[start Recorded information]
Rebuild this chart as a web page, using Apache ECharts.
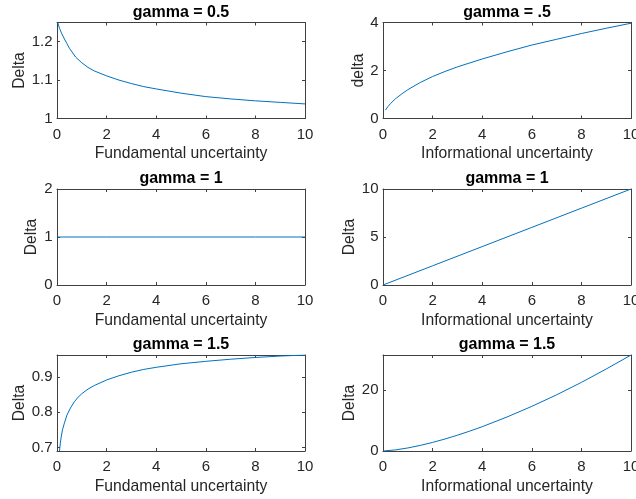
<!DOCTYPE html>
<html>
<head>
<meta charset="utf-8">
<script src="https://cdn.jsdelivr.net/npm/echarts@6/dist/echarts.min.js"></script>
<style>
html,body{margin:0;padding:0;background:#fff;}
#chart{width:636px;height:499px;}
</style>
</head>
<body>
<div id="chart"></div>
<script>
// ---- data ----
const titles = ['gamma = 0.5', 'gamma = .5', 'gamma = 1', 'gamma = 1', 'gamma = 1.5', 'gamma = 1.5'];
const xNames = ['Fundamental uncertainty', 'Informational uncertainty'];
const yNames = ['Delta', 'delta', 'Delta', 'Delta', 'Delta', 'Delta'];

const fundX1 = [0.03, 0.1, 0.2, 0.3, 0.4, 0.5, 0.75, 1, 1.25, 1.5, 2, 2.5, 3, 3.5, 4, 5, 6, 7, 8, 9, 10];
const fundY1 = [1.25, 1.235, 1.22, 1.207, 1.195, 1.183, 1.16, 1.145, 1.133, 1.124, 1.111, 1.1, 1.091, 1.083, 1.077, 1.066, 1.057, 1.051, 1.046, 1.042, 1.038];

const infoX2 = [0.1, 0.2, 0.3, 0.5, 0.75, 1, 1.5, 2, 2.5, 3, 4, 5, 6, 7, 8, 9, 10];
const infoY2 = [0.35, 0.5, 0.62, 0.82, 1.02, 1.2, 1.5, 1.75, 1.96, 2.15, 2.48, 2.78, 3.06, 3.3, 3.54, 3.76, 3.97];

const fundX3 = [0, 2, 4, 6, 8, 10];
const fundY3 = [1, 1, 1, 1, 1, 1];

const infoX4 = [0, 2, 4, 6, 8, 10];
const infoY4 = [0, 2, 4, 6, 8, 10];

const fundX5 = [0.1, 0.13, 0.17, 0.22, 0.3, 0.4, 0.54, 0.7, 0.85, 1, 1.25, 1.5, 2, 2.5, 3, 3.5, 4, 5, 6, 7, 8, 9, 10];
const fundY5 = [0.69, 0.71, 0.73, 0.75, 0.77, 0.792, 0.812, 0.83, 0.843, 0.853, 0.866, 0.876, 0.892, 0.904, 0.914, 0.922, 0.928, 0.938, 0.945, 0.951, 0.956, 0.96, 0.963];

const infoX6 = [0, 0.5, 1, 1.5, 2, 2.5, 3, 3.5, 4, 5, 6, 7, 8, 9, 10];
const infoY6 = [0, 0.35, 1, 1.84, 2.83, 3.95, 5.2, 6.55, 8, 11.2, 14.7, 18.5, 22.6, 27, 31.6];

const xTicks = [0, 10, 2];               // min, max, interval
const yRanges = [                        // min, max, interval (null = auto nice)
  [1, 1.25, 0.1],
  [0, 4, 2],
  [0, 2, 1],
  [0, 10, 5],
  [0.69, 0.963, null],
  [0, 31.62, 20]
];

// ---- layout ----
const colLeft = [57, 383];
const rowTop = [22.5, 189, 355];
const gw = 248, gh = 96;
const yNameGap = [29, 16.5, 17.5, 25, 29, 25];
const FONT = '"Liberation Sans", Arial, Helvetica, sans-serif';
const TXT = '#262626';
const AX = '#404040';
const LINE = '#0072BD';

const seriesXY = [[fundX1, fundY1], [infoX2, infoY2], [fundX3, fundY3], [infoX4, infoY4], [fundX5, fundY5], [infoX6, infoY6]];

const grid = [], xAxis = [], yAxis = [], series = [], title = [];
for (let i = 0; i < 6; i++) {
  const c = i % 2, r = Math.floor(i / 2);
  grid.push({left: colLeft[c], top: rowTop[r], width: gw, height: gh, containLabel: false, outerBoundsMode: 'none'});
  title.push({
    text: titles[i], left: colLeft[c] + gw / 2, top: rowTop[r] - 18, textAlign: 'center', padding: 0,
    textStyle: {fontFamily: FONT, fontSize: 16, fontWeight: 'bold', color: '#000'}
  });
  const lineStyle = {color: AX, width: 1};
  const tick = {show: true, inside: true, length: 3, lineStyle: {color: AX, width: 1}};
  xAxis.push({
    type: 'value', gridIndex: i, position: 'bottom', min: xTicks[0], max: xTicks[1], interval: xTicks[2],
    name: xNames[c], nameLocation: 'middle', nameGap: 27.5,
    nameTextStyle: {fontFamily: FONT, fontSize: 15.7, color: TXT},
    axisLine: {show: true, onZero: false, lineStyle}, axisTick: tick, splitLine: {show: false},
    axisLabel: {fontFamily: FONT, fontSize: 15, color: TXT, margin: 8.5}
  });
  xAxis.push({
    type: 'value', gridIndex: i, position: 'top', min: xTicks[0], max: xTicks[1], interval: xTicks[2],
    axisLine: {show: true, onZero: false, lineStyle}, axisTick: tick, splitLine: {show: false},
    axisLabel: {show: false}
  });
  const yr = yRanges[i];
  const yBase = {type: 'value', gridIndex: i, min: yr[0], max: yr[1]};
  if (yr[2] !== null) yBase.interval = yr[2]; else yBase.splitNumber = 3;
  const maxIsTick = yr[2] !== null && Math.abs(yr[1] / yr[2] - Math.round(yr[1] / yr[2])) < 1e-9;
  yAxis.push(Object.assign({}, yBase, {
    position: 'left', name: yNames[i], nameLocation: 'middle', nameGap: yNameGap[i],
    nameTextStyle: {fontFamily: FONT, fontSize: 15.7, color: TXT},
    axisLine: {show: true, onZero: false, lineStyle}, axisTick: tick, splitLine: {show: false},
    axisLabel: {fontFamily: FONT, fontSize: 15, color: TXT, margin: 4.5, showMaxLabel: maxIsTick, showMinLabel: yr[2] !== null}
  }));
  yAxis.push(Object.assign({}, yBase, {
    position: 'right',
    axisLine: {show: true, onZero: false, lineStyle}, axisTick: tick, splitLine: {show: false},
    axisLabel: {show: false}
  }));
  const xs = seriesXY[i][0], ys = seriesXY[i][1];
  series.push({
    type: 'line', xAxisIndex: 2 * i, yAxisIndex: 2 * i,
    data: xs.map((x, k) => [x, ys[k]]),
    showSymbol: false, smooth: false,
    lineStyle: {color: LINE, width: 1}, animation: false, clip: true
  });
}

const chart = echarts.init(document.getElementById('chart'), null, {renderer: 'canvas'});
chart.setOption({backgroundColor: '#fff', animation: false, title, grid, xAxis, yAxis, series});
</script>
</body>
</html>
[end Recorded information]
Transcribe the listing above verbatim. Omit the pictures.

# [Result for this task]
Rebuild this chart as a web page, using Apache ECharts.
<!DOCTYPE html>
<html>
<head>
<meta charset="utf-8">
<script src="https://cdn.jsdelivr.net/npm/echarts@6/dist/echarts.min.js"></script>
<style>
html,body{margin:0;padding:0;background:#fff;}
#chart{width:636px;height:499px;}
</style>
</head>
<body>
<div id="chart"></div>
<script>
// ---- data ----
const titles = ['gamma = 0.5', 'gamma = .5', 'gamma = 1', 'gamma = 1', 'gamma = 1.5', 'gamma = 1.5'];
const xNames = ['Fundamental uncertainty', 'Informational uncertainty'];
const yNames = ['Delta', 'delta', 'Delta', 'Delta', 'Delta', 'Delta'];

const fundX1 = [0.03, 0.1, 0.2, 0.3, 0.4, 0.5, 0.75, 1, 1.25, 1.5, 2, 2.5, 3, 3.5, 4, 5, 6, 7, 8, 9, 10];
const fundY1 = [1.25, 1.235, 1.22, 1.207, 1.195, 1.183, 1.16, 1.145, 1.133, 1.124, 1.111, 1.1, 1.091, 1.083, 1.077, 1.066, 1.057, 1.051, 1.046, 1.042, 1.038];

const infoX2 = [0.1, 0.2, 0.3, 0.5, 0.75, 1, 1.5, 2, 2.5, 3, 4, 5, 6, 7, 8, 9, 10];
const infoY2 = [0.35, 0.5, 0.62, 0.82, 1.02, 1.2, 1.5, 1.75, 1.96, 2.15, 2.48, 2.78, 3.06, 3.3, 3.54, 3.76, 3.97];

const fundX3 = [0, 2, 4, 6, 8, 10];
const fundY3 = [1, 1, 1, 1, 1, 1];

const infoX4 = [0, 2, 4, 6, 8, 10];
const infoY4 = [0, 2, 4, 6, 8, 10];

const fundX5 = [0.1, 0.13, 0.17, 0.22, 0.3, 0.4, 0.54, 0.7, 0.85, 1, 1.25, 1.5, 2, 2.5, 3, 3.5, 4, 5, 6, 7, 8, 9, 10];
const fundY5 = [0.69, 0.71, 0.73, 0.75, 0.77, 0.792, 0.812, 0.83, 0.843, 0.853, 0.866, 0.876, 0.892, 0.904, 0.914, 0.922, 0.928, 0.938, 0.945, 0.951, 0.956, 0.96, 0.963];

const infoX6 = [0, 0.5, 1, 1.5, 2, 2.5, 3, 3.5, 4, 5, 6, 7, 8, 9, 10];
const infoY6 = [0, 0.35, 1, 1.84, 2.83, 3.95, 5.2, 6.55, 8, 11.2, 14.7, 18.5, 22.6, 27, 31.6];

const xTicks = [0, 10, 2];               // min, max, interval
const yRanges = [                        // min, max, interval (null = auto nice)
  [1, 1.25, 0.1],
  [0, 4, 2],
  [0, 2, 1],
  [0, 10, 5],
  [0.69, 0.963, null],
  [0, 31.62, 20]
];

// ---- layout ----
const colLeft = [57, 383];
const rowTop = [22.5, 189, 355];
const gw = 248, gh = 96;
const yNameGap = [29, 16.5, 17.5, 25, 29, 25];
const FONT = '"Liberation Sans", Arial, Helvetica, sans-serif';
const TXT = '#262626';
const AX = '#404040';
const LINE = '#0072BD';

const seriesXY = [[fundX1, fundY1], [infoX2, infoY2], [fundX3, fundY3], [infoX4, infoY4], [fundX5, fundY5], [infoX6, infoY6]];

const grid = [], xAxis = [], yAxis = [], series = [], title = [];
for (let i = 0; i < 6; i++) {
  const c = i % 2, r = Math.floor(i / 2);
  grid.push({left: colLeft[c], top: rowTop[r], width: gw, height: gh, containLabel: false, outerBoundsMode: 'none'});
  title.push({
    text: titles[i], left: colLeft[c] + gw / 2, top: rowTop[r] - 18, textAlign: 'center', padding: 0,
    textStyle: {fontFamily: FONT, fontSize: 16, fontWeight: 'bold', color: '#000'}
  });
  const lineStyle = {color: AX, width: 1};
  const tick = {show: true, inside: true, length: 3, lineStyle: {color: AX, width: 1}};
  xAxis.push({
    type: 'value', gridIndex: i, position: 'bottom', min: xTicks[0], max: xTicks[1], interval: xTicks[2],
    name: xNames[c], nameLocation: 'middle', nameGap: 27.5,
    nameTextStyle: {fontFamily: FONT, fontSize: 15.7, color: TXT},
    axisLine: {show: true, onZero: false, lineStyle}, axisTick: tick, splitLine: {show: false},
    axisLabel: {fontFamily: FONT, fontSize: 15, color: TXT, margin: 8.5}
  });
  xAxis.push({
    type: 'value', gridIndex: i, position: 'top', min: xTicks[0], max: xTicks[1], interval: xTicks[2],
    axisLine: {show: true, onZero: false, lineStyle}, axisTick: tick, splitLine: {show: false},
    axisLabel: {show: false}
  });
  const yr = yRanges[i];
  const yBase = {type: 'value', gridIndex: i, min: yr[0], max: yr[1]};
  if (yr[2] !== null) yBase.interval = yr[2]; else yBase.splitNumber = 3;
  const maxIsTick = yr[2] !== null && Math.abs(yr[1] / yr[2] - Math.round(yr[1] / yr[2])) < 1e-9;
  yAxis.push(Object.assign({}, yBase, {
    position: 'left', name: yNames[i], nameLocation: 'middle', nameGap: yNameGap[i],
    nameTextStyle: {fontFamily: FONT, fontSize: 15.7, color: TXT},
    axisLine: {show: true, onZero: false, lineStyle}, axisTick: tick, splitLine: {show: false},
    axisLabel: {fontFamily: FONT, fontSize: 15, color: TXT, margin: 4.5, showMaxLabel: maxIsTick, showMinLabel: yr[2] !== null}
  }));
  yAxis.push(Object.assign({}, yBase, {
    position: 'right',
    axisLine: {show: true, onZero: false, lineStyle}, axisTick: tick, splitLine: {show: false},
    axisLabel: {show: false}
  }));
  const xs = seriesXY[i][0], ys = seriesXY[i][1];
  series.push({
    type: 'line', xAxisIndex: 2 * i, yAxisIndex: 2 * i,
    data: xs.map((x, k) => [x, ys[k]]),
    showSymbol: false, smooth: false,
    lineStyle: {color: LINE, width: 1}, animation: false, clip: true
  });
}

const chart = echarts.init(document.getElementById('chart'), null, {renderer: 'canvas'});
chart.setOption({backgroundColor: '#fff', animation: false, title, grid, xAxis, yAxis, series});
</script>
</body>
</html>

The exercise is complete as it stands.